Evidence matters more than reassurance. Ask for samples, dielines, material swatches, and closure photos. If the supplier cannot show how the artwork becomes a finished sample, slow the process down. That is not friction. It is quality control.

Expert tips and next steps before requesting a quote

Before asking for pricing, put together a complete brief. Include bracelet dimensions, clasp style, target quantity, box structure, finish preferences, shipping method, and any extras that need to fit inside the package. A clean brief cuts revision cycles because it removes the guesswork that usually delays approval.

If the bracelet is fragile, premium, or sold as a gift, order a sample first. A sample is not only about checking the exterior. It tells you whether the insert tension is right, whether the logo scales well, whether the surface finish behaves as expected, and whether the opening motion supports the brand. For delicate chains and higher-value pieces, that step usually pays for itself.

Comparing two or three structures side by side is often the smartest move. A rigid magnetic box may win on presentation, but a drawer box can offer a better balance of cost and unboxing. A folding carton may be the right answer for a high-volume promotional line, especially if the bracelet already ships in an inner pouch. The best choice is the one that fits the product, the channel, and the margin target together.

Before approval, ask for three things:

  • A measured dieline with tolerances.
  • A material and finish spec sheet.
  • A milestone schedule from proof to shipment.

That keeps the conversation anchored in actual packaging performance, not just visual preference. It also makes supplier comparisons fairer, which matters if one quote includes a stronger insert, a more precise print registration, or a better finish than another.

The practical goal is simple. Custom bracelet boxes should protect the product, support the brand, and reduce avoidable friction in production and fulfillment. If the brief is clear, the package can do all three without paying for unnecessary complexity.

What should custom bracelet boxes include for a jewelry brand?

A secure insert that prevents the bracelet from moving, a structure that fits the product plus any card or pouch, and branding choices that match the price tier. For higher-end lines, foil, embossing, or a soft-touch finish can help, but only if the box still protects the piece during handling and shipping.

How much do custom bracelet boxes usually cost per unit?

The unit price depends on material, size, print coverage, insert style, and finishing. Smaller runs carry more setup cost per unit, while larger quantities usually reduce the price. A rigid box with custom inserts will almost always cost more than a basic folding carton.

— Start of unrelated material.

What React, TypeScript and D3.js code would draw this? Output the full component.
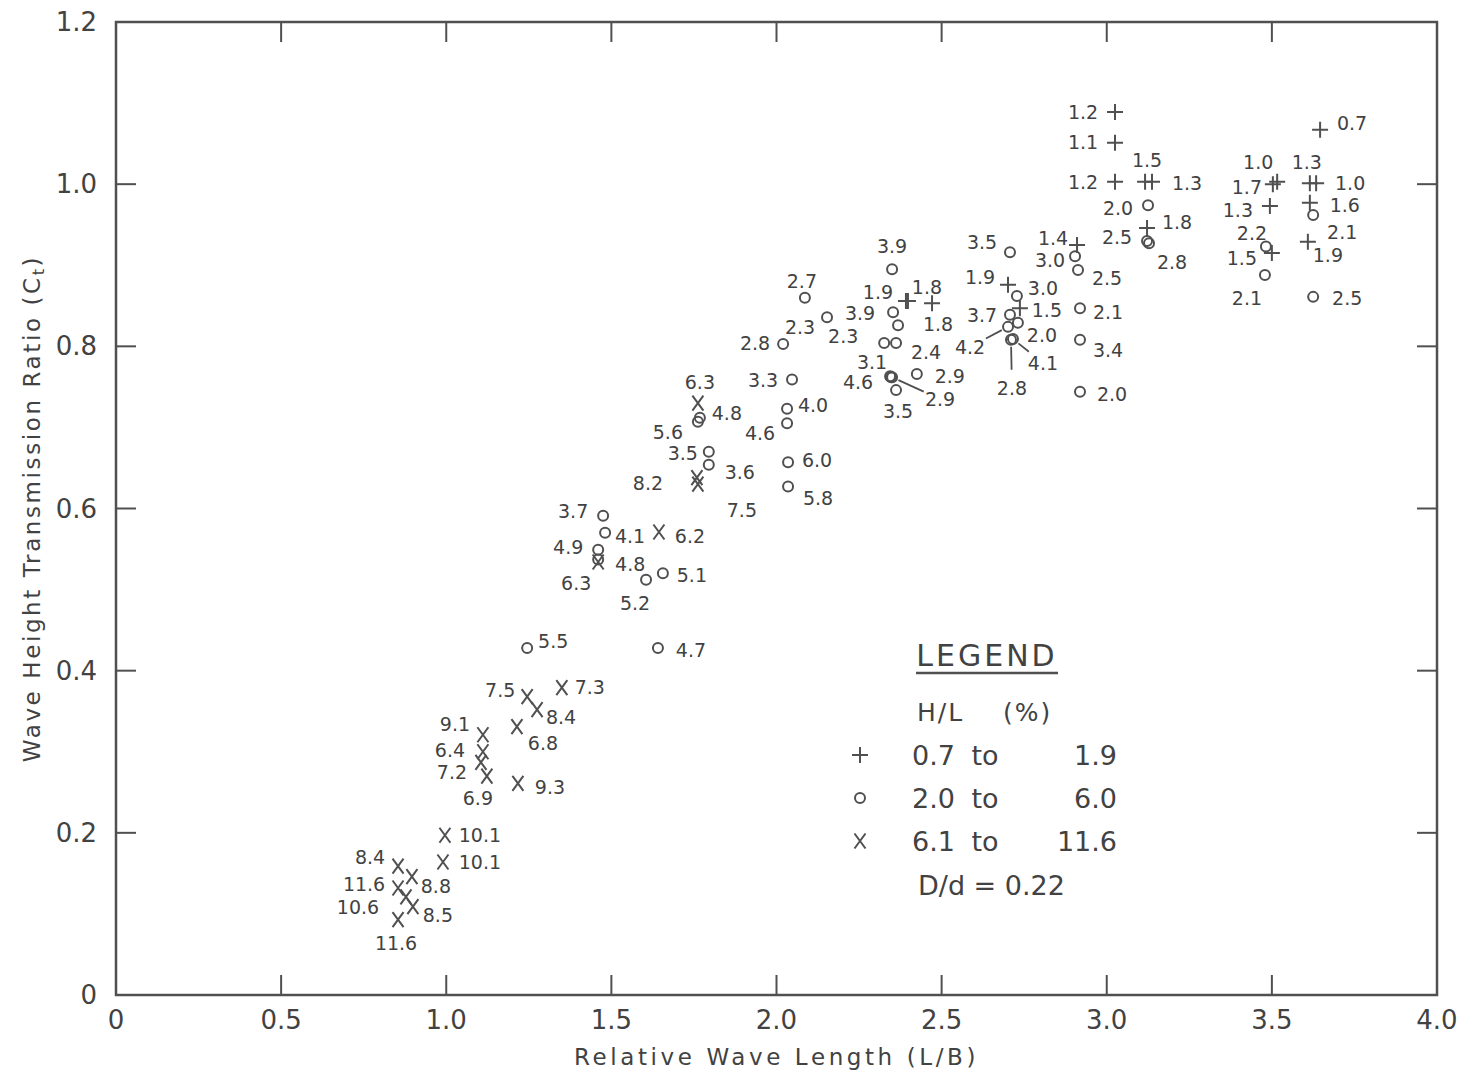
import React from "react";
import * as d3 from "d3";

// ---------- data ----------
const xTickValues = [0, 0.5, 1.0, 1.5, 2.0, 2.5, 3.0, 3.5, 4.0];
const xTickLabels = ["0", "0.5", "1.0", "1.5", "2.0", "2.5", "3.0", "3.5", "4.0"];
const yTickValues = [0, 0.2, 0.4, 0.6, 0.8, 1.0, 1.2];
const yTickLabels = ["0", "0.2", "0.4", "0.6", "0.8", "1.0", "1.2"];

// H/L 0.7 - 1.9  (+)
const plusPoints: [number, number, string][] = [
  [2.392, 0.856, "1.9"], [2.398, 0.856, "1.8"], [2.471, 0.853, "1.8"],
  [2.910, 0.925, "1.4"], [2.701, 0.876, "1.9"], [2.737, 0.847, "1.5"],
  [3.025, 1.089, "1.2"], [3.025, 1.051, "1.1"], [3.025, 1.003, "1.2"],
  [3.116, 1.003, "1.5"], [3.137, 1.003, "1.3"], [3.122, 0.946, "1.8"],
  [3.646, 1.067, "0.7"], [3.516, 1.003, "1.0"], [3.503, 1.000, "1.7"],
  [3.615, 1.001, "1.3"], [3.634, 1.001, "1.0"], [3.494, 0.973, "1.3"],
  [3.615, 0.977, "1.6"], [3.500, 0.915, "1.5"], [3.609, 0.929, "1.9"],
];
const plusLabelOffsets: number[][] = [
  [-28, -9], [19, -14], [6, 21], [-24, -7], [-28, -8], [27, 2],
  [-32, 0], [-32, -1], [-32, 0], [2, -22], [35, 1], [30, -6],
  [32, -7], [-19, -20], [-26, 3], [-3, -21], [34, 0], [-32, 4],
  [35, 2], [-30, 5], [20, 13],
];

// H/L 2.0 - 6.0  (o)
const circlePoints: [number, number, string][] = [
  [1.245, 0.428, "5.5"], [1.475, 0.591, "3.7"], [1.481, 0.570, "4.1"],
  [1.460, 0.549, "4.9"], [1.460, 0.537, "4.8"], [1.656, 0.520, "5.1"],
  [1.605, 0.512, "5.2"], [1.641, 0.428, "4.7"], [1.762, 0.707, "5.6"],
  [1.768, 0.712, "4.8"], [1.795, 0.670, "3.5"], [1.795, 0.654, "3.6"],
  [2.047, 0.759, "3.3"], [2.032, 0.723, "4.0"], [2.032, 0.705, "4.6"],
  [2.035, 0.657, "6.0"], [2.035, 0.627, "5.8"], [2.086, 0.860, "2.7"],
  [2.153, 0.836, "2.3"], [2.020, 0.803, "2.8"], [2.350, 0.895, "3.9"],
  [2.353, 0.842, "3.9"], [2.368, 0.826, ""], [2.326, 0.804, "2.3"],
  [2.362, 0.804, "2.4"], [2.344, 0.763, "3.1"], [2.347, 0.762, "4.6"],
  [2.350, 0.762, "2.9"], [2.362, 0.746, "3.5"], [2.425, 0.766, "2.9"],
  [2.707, 0.916, "3.5"], [2.904, 0.911, "3.0"], [2.913, 0.894, "2.5"],
  [2.728, 0.862, "3.0"], [2.919, 0.847, "2.1"], [2.707, 0.839, "3.7"],
  [2.731, 0.829, "2.0"], [2.701, 0.824, "4.2"], [2.710, 0.808, "2.8"],
  [2.716, 0.809, "4.1"], [2.919, 0.808, "3.4"], [2.919, 0.744, "2.0"],
  [3.125, 0.974, "2.0"], [3.122, 0.930, "2.5"], [3.128, 0.927, "2.8"],
  [3.625, 0.962, "2.1"], [3.482, 0.923, "2.2"], [3.479, 0.888, "2.1"],
  [3.625, 0.861, "2.5"],
];
const circleLabelOffsets: number[][] = [
  [26, -7], [-30, -5], [25, 3], [-30, -3], [32, 4], [29, 2],
  [-11, 23], [33, 2], [-30, 10], [27, -5], [-26, 1], [31, 7],
  [-29, 0], [26, -4], [-27, 10], [29, -2], [30, 11], [-3, -17],
  [-27, 10], [-28, -1], [0, -23], [-33, 1], [0, 0], [-41, -7],
  [30, 9], [-18, -14], [-33, 5], [48, 22], [2, 21], [33, 2],
  [-28, -10], [-25, 4], [29, 8], [26, -8], [28, 4], [-28, 0],
  [24, 12], [-38, 20], [1, 48], [30, 24], [28, 10], [32, 2],
  [-30, 3], [-30, -4], [23, 19], [29, 17], [-14, -14], [-18, 23],
  [34, 1],
];
const circleLeaders = [27, 37, 38, 39];

// H/L 6.1 - 11.6  (x)
const crossPoints: [number, number, string][] = [
  [0.996, 0.197, "10.1"], [0.990, 0.164, "10.1"], [0.854, 0.159, "8.4"],
  [0.896, 0.146, "8.8"], [0.854, 0.132, "11.6"], [0.878, 0.121, "10.6"],
  [0.899, 0.109, "8.5"], [0.854, 0.093, "11.6"], [1.350, 0.379, "7.3"],
  [1.245, 0.368, "7.5"], [1.275, 0.352, "8.4"], [1.214, 0.331, "6.8"],
  [1.111, 0.321, "9.1"], [1.111, 0.300, "6.4"], [1.105, 0.287, "7.2"],
  [1.123, 0.270, "6.9"], [1.217, 0.261, "9.3"], [1.644, 0.571, "6.2"],
  [1.460, 0.534, "6.3"], [1.762, 0.730, "6.3"], [1.759, 0.638, "8.2"],
  [1.762, 0.630, "7.5"],
];
const crossLabelOffsets: number[][] = [
  [35, 0], [37, 0], [-28, -9], [24, 9], [-34, -4], [-48, 10],
  [25, 8], [-2, 23], [28, -1], [-27, -7], [24, 7], [26, 16],
  [-28, -11], [-33, -2], [-29, 10], [-9, 22], [32, 4], [31, 4],
  [-22, 21], [2, -21], [-49, 5], [44, 26],
];

const legendRows: [string, string, string][] = [
  ["+", "0.7", "1.9"],
  ["o", "2.0", "6.0"],
  ["x", "6.1", "11.6"],
];

// ---------- drawing ----------
const INK = "#505050";
const TXT = "#424242";
const FONT = "'DejaVu Sans', 'Liberation Sans', sans-serif";

function Marker({ kind, cx, cy }: { kind: string; cx: number; cy: number }) {
  if (kind === "+")
    return (
      <path d={`M${cx - 8},${cy}H${cx + 8}M${cx},${cy - 8}V${cy + 8}`} stroke={INK} strokeWidth={2} fill="none" />
    );
  if (kind === "o") return <circle cx={cx} cy={cy} r={5} stroke={INK} strokeWidth={2} fill="none" />;
  return (
    <path d={`M${cx - 5.5},${cy - 7.5}L${cx + 5.5},${cy + 7.5}M${cx + 5.5},${cy - 7.5}L${cx - 5.5},${cy + 7.5}`} stroke={INK} strokeWidth={2} fill="none" />
  );
}

export default function App() {
  const x = d3.scaleLinear().domain([0, 4]).range([116, 1437]);
  const y = d3.scaleLinear().domain([0, 1.2]).range([995, 22]);
  const [x0, x1] = x.range();
  const [y0, y1] = y.range();
  const tickLen = 20;

  const series = [
    { kind: "+", pts: plusPoints, offs: plusLabelOffsets, leaders: [] as number[] },
    { kind: "o", pts: circlePoints, offs: circleLabelOffsets, leaders: circleLeaders },
    { kind: "x", pts: crossPoints, offs: crossLabelOffsets, leaders: [] as number[] },
  ];

  return (
    <svg width={1467} height={1074} style={{ position: "absolute", left: 0, top: 0, background: "#fff" }} fontFamily={FONT}>
      <rect x={0} y={0} width={1467} height={1074} fill="#fff" />
      {/* frame */}
      <rect x={x0} y={y1} width={x1 - x0} height={y0 - y1} fill="none" stroke={INK} strokeWidth={2.5} />
      {/* ticks */}
      {xTickValues.slice(1, -1).map((v) => (
        <g key={"xt" + v}>
          <line x1={x(v)} x2={x(v)} y1={y0} y2={y0 - tickLen} stroke={INK} strokeWidth={2} />
          <line x1={x(v)} x2={x(v)} y1={y1} y2={y1 + tickLen} stroke={INK} strokeWidth={2} />
        </g>
      ))}
      {yTickValues.slice(1, -1).map((v) => (
        <g key={"yt" + v}>
          <line x1={x0} x2={x0 + tickLen} y1={y(v)} y2={y(v)} stroke={INK} strokeWidth={2} />
          <line x1={x1} x2={x1 - tickLen} y1={y(v)} y2={y(v)} stroke={INK} strokeWidth={2} />
        </g>
      ))}
      {/* tick labels */}
      {xTickValues.map((v, i) => (
        <text key={"xl" + v} x={x(v)} y={y0 + 25} textAnchor="middle" dominantBaseline="central" fontSize={26} fill={TXT}>
          {xTickLabels[i]}
        </text>
      ))}
      {yTickValues.map((v, i) => (
        <text key={"yl" + v} x={x0 - 19} y={y(v)} textAnchor="end" dominantBaseline="central" fontSize={26} fill={TXT}>
          {yTickLabels[i]}
        </text>
      ))}
      {/* axis titles */}
      <text x={(x0 + x1) / 2} y={1057} textAnchor="middle" dominantBaseline="central" fontSize={23} letterSpacing={3.6} fill={TXT}>
        Relative Wave Length (L/B)
      </text>
      <text
        transform={`translate(32, ${(y0 + y1) / 2}) rotate(-90)`}
        textAnchor="middle"
        dominantBaseline="central"
        fontSize={23}
        letterSpacing={2.6}
        fill={TXT}
      >
        Wave Height Transmission Ratio (C<tspan fontSize={16} dy={6}>t</tspan>
        <tspan dy={-6}>)</tspan>
      </text>

      {/* data */}
      {series.map((s) =>
        s.pts.map((p, i) => {
          const cx = x(p[0]);
          const cy = y(p[1]);
          const [dx, dy] = s.offs[i];
          const lx = cx + dx;
          const ly = cy + dy;
          const len = Math.hypot(dx, dy) || 1;
          const ux = dx / len;
          const uy = dy / len;
          const hasLeader = s.leaders.includes(i);
          return (
            <g key={s.kind + i}>
              <Marker kind={s.kind} cx={cx} cy={cy} />
              {hasLeader && (
                <line x1={cx + ux * 7} y1={cy + uy * 7} x2={lx - ux * 18} y2={ly - uy * 18} stroke={INK} strokeWidth={1.8} />
              )}
              {p[2] && (
                <text x={lx} y={ly} textAnchor="middle" dominantBaseline="central" fontSize={19} fill={TXT}>
                  {p[2]}
                </text>
              )}
            </g>
          );
        })
      )}

      {/* legend */}
      <g fill={TXT}>
        <text x={987} y={655} textAnchor="middle" dominantBaseline="central" fontSize={30} letterSpacing={3}>
          LEGEND
        </text>
        <line x1={916} x2={1058} y1={673} y2={673} stroke={INK} strokeWidth={2.5} />
        <text x={917} y={712} dominantBaseline="central" fontSize={25} letterSpacing={2}>
          H/L
        </text>
        <text x={1003} y={712} dominantBaseline="central" fontSize={25} letterSpacing={2}>
          (%)
        </text>
        {legendRows.map((r, i) => {
          const ry = 755 + i * 43;
          return (
            <g key={"lg" + i}>
              <Marker kind={r[0]} cx={860} cy={ry} />
              <text x={955} y={ry} textAnchor="end" dominantBaseline="central" fontSize={27}>{r[1]}</text>
              <text x={985} y={ry} textAnchor="middle" dominantBaseline="central" fontSize={27}>to</text>
              <text x={1117} y={ry} textAnchor="end" dominantBaseline="central" fontSize={27}>{r[2]}</text>
            </g>
          );
        })}
        <text x={918} y={885} dominantBaseline="central" fontSize={27}>
          D/d = 0.22
        </text>
      </g>
    </svg>
  );
}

What is the typical lead time for custom bracelet box production?

Sample or proof approval usually comes before bulk production starts. Simple packaging can move faster than fully custom rigid boxes with special finishes. Artwork delays, insert changes, and revision cycles are the most common reasons timelines slip.

Which materials work best for custom bracelet boxes?

Rigid board works well when the goal is a premium gift presentation and stronger protection. Folding carton is better for lighter, more cost-sensitive programs. Interior inserts should be chosen based on bracelet type, not just appearance, because chains, bangles, and charm bracelets each behave differently.

How do I order custom bracelet boxes without overbuying?

Start with one standard size that fits your core products instead of creating a different box for every SKU. Ask for quotes at several quantities so you can see how MOQ affects unit cost. Request a sample first if the bracelet is fragile, high-value, or sold in gifting channels.